La marine sénégalaise a annoncé samedi dernier avoir intercepté 202 migrants la veille, soit quelques jours seulement après le naufrage survenu, début juillet, au large de la Mauritanie voisine qui a causé la mort de quatre-vingt-dix personnes.
Correspondance à Abidjan, Bati Abouè
Une tragédie qui n’est pas près de s’arrêter. Samedi 20 juillet, la marine sénégalaise a annoncé avoir intercepté une embarcation qui transportait 202 personnes le vendredi 19, dont cinq femmes et un mineur. L’opération s’est déroulée dans la localité de Lompoul, connue pour être une zone de pêche dans le nord du Sénégal. Les 202 occupants ont été remis à la Direction de l’information et des Relations publiques des Armées (Dirpa), le même jour.
Cette nouvelle interception d’un bateau chargé d’immigrés survient quelques semaines après le drame migratoire de début juillet qui s’est localisé au large de la Mauritanie. Près de 90 candidats à l’immigration avaient péri dans la mer lorsque leur navire a chaviré. L’embarcation était partie de la Gambie vers le Sénégal avec 170 passagers à bord, a affirmé l’agence de presse officielle de la Mauritanie citant des survivants.
Après ce drame, le Premier ministre sénégalais Ousmane Sonko avait appelé les jeunes à cesser de lier leur destin à l’Europe. « Je lance encore un appel à la jeunesse : votre solution ne se trouve pas dans les pirogues », avait-il dit alors qu’il se trouvait à Saint-Louis, dans le Nord du pays, devant des centaines de jeunes. « L’avenir du monde est en Afrique, et vous devez en être conscients, vous les jeunes. Le seul continent qui a encore une marge de progression et de croissance importante, c’est l’Afrique », avait-il ajouté.
5 000 morts depuis début 2024
Mais la jeunesse africaine ne croit plus ses élites puisque la plupart n’hésitent pas à prendre la route de l’Atlantique dans l’espoir de sortir de la pauvreté.
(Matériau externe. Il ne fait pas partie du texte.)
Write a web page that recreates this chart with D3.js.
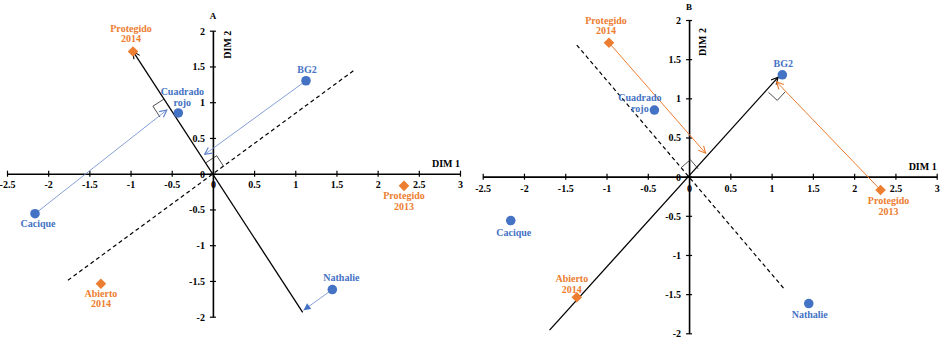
<!DOCTYPE html>
<html><head><meta charset="utf-8">
<script src="https://cdn.jsdelivr.net/npm/d3@7"></script>
<style>body{margin:0;background:#fff}svg{display:block}</style>
</head><body><svg id="c" width="948" height="349"></svg>
<script>
// ---------- data ----------
const xTicks = [-2.5,-2,-1.5,-1,-0.5,0,0.5,1,1.5,2,2.5,3];
const yTicks = [-2,-1.5,-1,-0.5,0,0.5,1,1.5,2];
const siteNames = ["Cacique","Cuadrado rojo","BG2","Nathalie"];
const siteX = [-2.16,-0.42,1.13,1.45];
const siteY = [-0.56,0.85,1.30,-1.62];
const treatNames = ["Protegido 2014","Protegido 2013","Abierto 2014"];
const treatX = [-0.97,2.32,-1.36];
const treatY = [1.71,-0.17,-1.54];
// panel A (biplot axis along Protegido 2014)
const axisLineA = [[1.09,-1.94],[-0.97,1.71]];
const dashLineA = [[-1.76,-1.49],[1.73,1.46]];
const projFromA = ["Cacique","BG2","Nathalie"];
const projToA = [[-0.56,0.89],[-0.10,0.27],[1.10,-1.91]];
const projHeadA = ["open","open","filled"];
const rightAnglesA = [{at:[0,0],a:[-0.97,1.71],b:[1.73,1.46]},{at:[-0.51,0.89],a:[-0.97,1.71],b:[-2.16,-0.56]}];
// panel B (biplot axis along BG2)
const axisLineB = [[-1.69,-1.96],[1.08,1.27]];
const dashLineB = [[-1.36,1.68],[1.15,-1.43]];
const projFromB = ["Protegido 2014","Protegido 2013"];
const projToB = [[0.20,0.30],[1.06,1.21]];
const projHeadB = ["open","open"];
const rightAnglesB = [{at:[0,0],a:[-1.36,1.68],b:[1.08,1.27]},{at:[1.06,1.19],a:[-1.69,-1.96],b:[2.32,-0.17]}];

// ---------- style / layout ----------
const BLUE = "#4472C4", ORANGE = "#ED7D31";
const FONT = "'Liberation Serif','Times New Roman',serif";
const labelOffA = {"Protegido 2014":[-2,-18],"Cuadrado rojo":[4,-16],"BG2":[1,-11],"Cacique":[3,10],
  "Abierto 2014":[0,14.5],"Protegido 2013":[0,15],"Nathalie":[9,-12]};
const labelOffB = {"Protegido 2014":[-3,-17],"Cuadrado rojo":[-14.5,-7],"BG2":[1,-11],"Cacique":[3,12],
  "Abierto 2014":[-5,-13.5],"Protegido 2013":[8,16],"Nathalie":[1,11]};

const svg = d3.select("#c");
svg.append("rect").attr("width",948).attr("height",349).attr("fill","#fff");

const defs = svg.append("defs");
function mkOpen(id,color){
  const m = defs.append("marker").attr("id",id).attr("viewBox","-8 -4 9 8")
    .attr("refX",0).attr("refY",0).attr("markerWidth",9).attr("markerHeight",8)
    .attr("markerUnits","userSpaceOnUse").attr("orient","auto");
  m.append("path").attr("d","M-7,-3.5L0,0L-7,3.5").attr("fill","none").attr("stroke",color).attr("stroke-width",1.1);
}
function mkFilled(id,color){
  const m = defs.append("marker").attr("id",id).attr("viewBox","-8 -4 9 8")
    .attr("refX",0).attr("refY",0).attr("markerWidth",9).attr("markerHeight",8)
    .attr("markerUnits","userSpaceOnUse").attr("orient","auto");
  m.append("path").attr("d","M-7,-3.5L0,0L-7,3.5Z").attr("fill",color);
}
mkOpen("openBlack","#000"); mkOpen("openBlue","#5B7FC7"); mkOpen("openOrange",ORANGE); mkFilled("fillBlue",BLUE);

const allPts = {};
siteNames.forEach((n,i)=>allPts[n]={x:siteX[i],y:siteY[i],type:"site"});
treatNames.forEach((n,i)=>allPts[n]={x:treatX[i],y:treatY[i],type:"treat"});

function panel(cfg){
  const g = svg.append("g");
  const x = d3.scaleLinear().domain([-2.5,3]).range(cfg.xr);
  const y = d3.scaleLinear().domain([-2,2]).range(cfg.yr);
  const X0 = x(0), Y0 = y(0);

  // x axis
  const gx = g.append("g").attr("transform",`translate(0,${Y0})`)
    .call(d3.axisBottom(x).tickValues(xTicks).tickSizeOuter(0).tickSizeInner(3).tickFormat(d=>String(d)));
  gx.select(".domain").attr("stroke","#000").attr("stroke-width",1.6);
  gx.selectAll(".tick line").attr("y1",-3).attr("y2",3).attr("stroke","#000").attr("stroke-width",1.2);
  gx.selectAll(".tick text").attr("y",cfg.xLabOff).attr("dy","0.35em")
    .attr("font-family",FONT).attr("font-weight","bold").attr("font-size",10).attr("fill","#000");
  // y axis
  const gy = g.append("g").attr("transform",`translate(${X0},0)`)
    .call(d3.axisLeft(y).tickValues(yTicks).tickSizeOuter(0).tickSizeInner(3).tickFormat(d=>String(d)));
  gy.select(".domain").attr("stroke","#000").attr("stroke-width",1.6);
  gy.selectAll(".tick line").attr("x1",-3).attr("x2",3).attr("stroke","#000").attr("stroke-width",1.2);
  gy.selectAll(".tick text").attr("x",-8).attr("dy","0.35em")
    .attr("font-family",FONT).attr("font-weight","bold").attr("font-size",10).attr("fill","#000");

  // titles
  g.append("text").attr("x",x(3)).attr("y",Y0-7).attr("text-anchor","end")
    .attr("font-family",FONT).attr("font-weight","bold").attr("font-size",10).text("DIM 1");
  g.append("text").attr("transform",`translate(${X0+cfg.dim2dx},${y(2)+cfg.dim2dy}) rotate(-90)`)
    .attr("text-anchor","middle").attr("dy","0.35em")
    .attr("font-family",FONT).attr("font-weight","bold").attr("font-size",10).text("DIM 2");
  g.append("text").attr("x",X0).attr("y",y(2)+cfg.letterDy).attr("text-anchor","middle")
    .attr("font-family",FONT).attr("font-weight","bold").attr("font-size",9).text(cfg.letter);

  // dashed line
  g.append("line").attr("x1",x(cfg.dash[0][0])).attr("y1",y(cfg.dash[0][1]))
    .attr("x2",x(cfg.dash[1][0])).attr("y2",y(cfg.dash[1][1]))
    .attr("stroke","#000").attr("stroke-width",1.2).attr("stroke-dasharray","4,3");
  // biplot axis line
  g.append("line").attr("x1",x(cfg.axis[0][0])).attr("y1",y(cfg.axis[0][1]))
    .attr("x2",x(cfg.axis[1][0])).attr("y2",y(cfg.axis[1][1]))
    .attr("stroke","#000").attr("stroke-width",1.3).attr("marker-end","url(#openBlack)");

  // right angle markers
  cfg.rights.forEach(r=>{
    const vx=x(r.at[0]), vy=y(r.at[1]);
    let ux=x(r.a[0])-vx, uy=y(r.a[1])-vy; const ul=Math.hypot(ux,uy); ux/=ul; uy/=ul;
    let px=-uy, py=ux;
    const bx=x(r.b[0])-vx, by=y(r.b[1])-vy;
    if (px*bx+py*by<0){px=-px;py=-py;}
    const s=cfg.sq;
    const pts=[[vx+s*ux,vy+s*uy],[vx+s*ux+s*px,vy+s*uy+s*py],[vx+s*px,vy+s*py]];
    g.append("path").attr("d",d3.line()(pts)).attr("fill","none").attr("stroke","#222").attr("stroke-width",0.8);
  });

  // projection arrows
  cfg.projFrom.forEach((n,i)=>{
    const p=allPts[n], t=cfg.projTo[i];
    const col = cfg.projColor;
    const mk = cfg.projHead[i]==="filled" ? "fillBlue" : cfg.openMk;
    g.append("line").attr("x1",x(p.x)).attr("y1",y(p.y)).attr("x2",x(t[0])).attr("y2",y(t[1]))
      .attr("stroke",col).attr("stroke-width",cfg.projW).attr("marker-end",`url(#${mk})`);
  });

  // points
  siteNames.forEach((n,i)=>{
    g.append("path").attr("d",d3.symbol(d3.symbolCircle,72)())
      .attr("transform",`translate(${x(siteX[i])},${y(siteY[i])})`).attr("fill",BLUE);
  });
  treatNames.forEach((n,i)=>{
    g.append("path").attr("d",d3.symbol(d3.symbolSquare,56)())
      .attr("transform",`translate(${x(treatX[i])},${y(treatY[i])}) rotate(45)`).attr("fill",ORANGE);
  });

  // labels
  Object.keys(allPts).forEach(n=>{
    const p=allPts[n], off=cfg.labOff[n];
    let lines;
    if (n==="BG2"||n==="Cacique"||n==="Nathalie") lines=[n];
    else { const k=n.lastIndexOf(" "); lines=[n.slice(0,k),n.slice(k+1)]; }
    const lh=10.5;
    const cx=x(p.x)+off[0], cy=y(p.y)+off[1];
    const t=g.append("text").attr("text-anchor","middle").attr("font-family",FONT)
      .attr("font-weight","bold").attr("font-size",10).attr("fill",p.type==="site"?BLUE:ORANGE);
    lines.forEach((l,j)=>{
      t.append("tspan").attr("x",cx).attr("y",cy+(j-(lines.length-1)/2)*lh).attr("dy","0.35em").text(l);
    });
  });
}

panel({xr:[7,460],yr:[316.7,30.7],xLabOff:11,dim2dx:15,dim2dy:14,letter:"A",letterDy:-12,
  dash:dashLineA,axis:axisLineA,rights:rightAnglesA,sq:13,projFrom:projFromA,projTo:projToA,projHead:projHeadA,
  projColor:"#7895D2",projW:0.9,openMk:"openBlue",labOff:labelOffA});
panel({xr:[482.7,936.7],yr:[333.3,20],xLabOff:12,dim2dx:13,dim2dy:22,letter:"B",letterDy:-10,
  dash:dashLineB,axis:axisLineB,rights:rightAnglesB,sq:12,projFrom:projFromB,projTo:projToB,projHead:projHeadB,
  projColor:ORANGE,projW:1,openMk:"openOrange",labOff:labelOffB});
</script></body></html>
Début juin, la marine sénégalaise avait également intercepté 200 personnes en mer en une journée. Tandis que pour le seul mois de mai, ce chiffre a atteint 500 migrants.
Cette route de l’Atlantique vers les Canaries est pourtant dangereuse à cause des courants très forts et parce que les migrants flottent avec des bateaux tantôt surchargés, tantôt en mauvais état ou manquant d’eau potable. Les passeurs clandestins s’aventurent sur cette voie en raison du renforcement de la surveillance en Méditerranée. Plus de 5.000 personnes sont déjà mortes depuis 5 mois en tentant de rejoindre l’Espagne par la mer, soit 33 morts par jour, a indiqué une ONG espagnole du nom de Caminando Fronteras.
Les candidats s’élancent des côtes sénégalaises, mauritaniennes ou gambiennes et embarquent sur des pirogues ou autres embarcations précaires, complètement inadaptées à des traversées aussi dangereuses. Car il faut 5 jours de navigation pour parcourir les 1.500 kilomètres qui séparent les côtes sénégalaises des Canaries, le plus souvent dans des conditions décrites par des survivants comme terribles. Les migrants sont en effet laissés à la merci de la faim et la soif, du soleil, et de toutes sortes d’avaries.
En 2023, le nombre de migrants ayant débarqué aux Canaries a plus que doublé en un an pour atteindre le chiffre record de 39.910, selon les estimations du gouvernement espagnol. D’ailleurs, depuis le 1er janvier 2024, un peu plus de 19.000 personnes sont arrivées dans l’archipel, un chiffre en hausse de 167% par rapport à l’année dernière sur la même période.
Pour décourager ces départs, la Marine sénégalaise multiplie les interceptions de pirogues au large de ses côtes. Cette semaine, une pirogue transportant 74 candidats à l’émigration a été interceptée. Parmi ses passagers, il y avait 20 enfants. Mais sur l’ensemble du mois de juin, ce sont un peu plus de 470 personnes qui ont été interceptées par les patrouilleurs de la marine sénégalaise au terme de quatre opérations.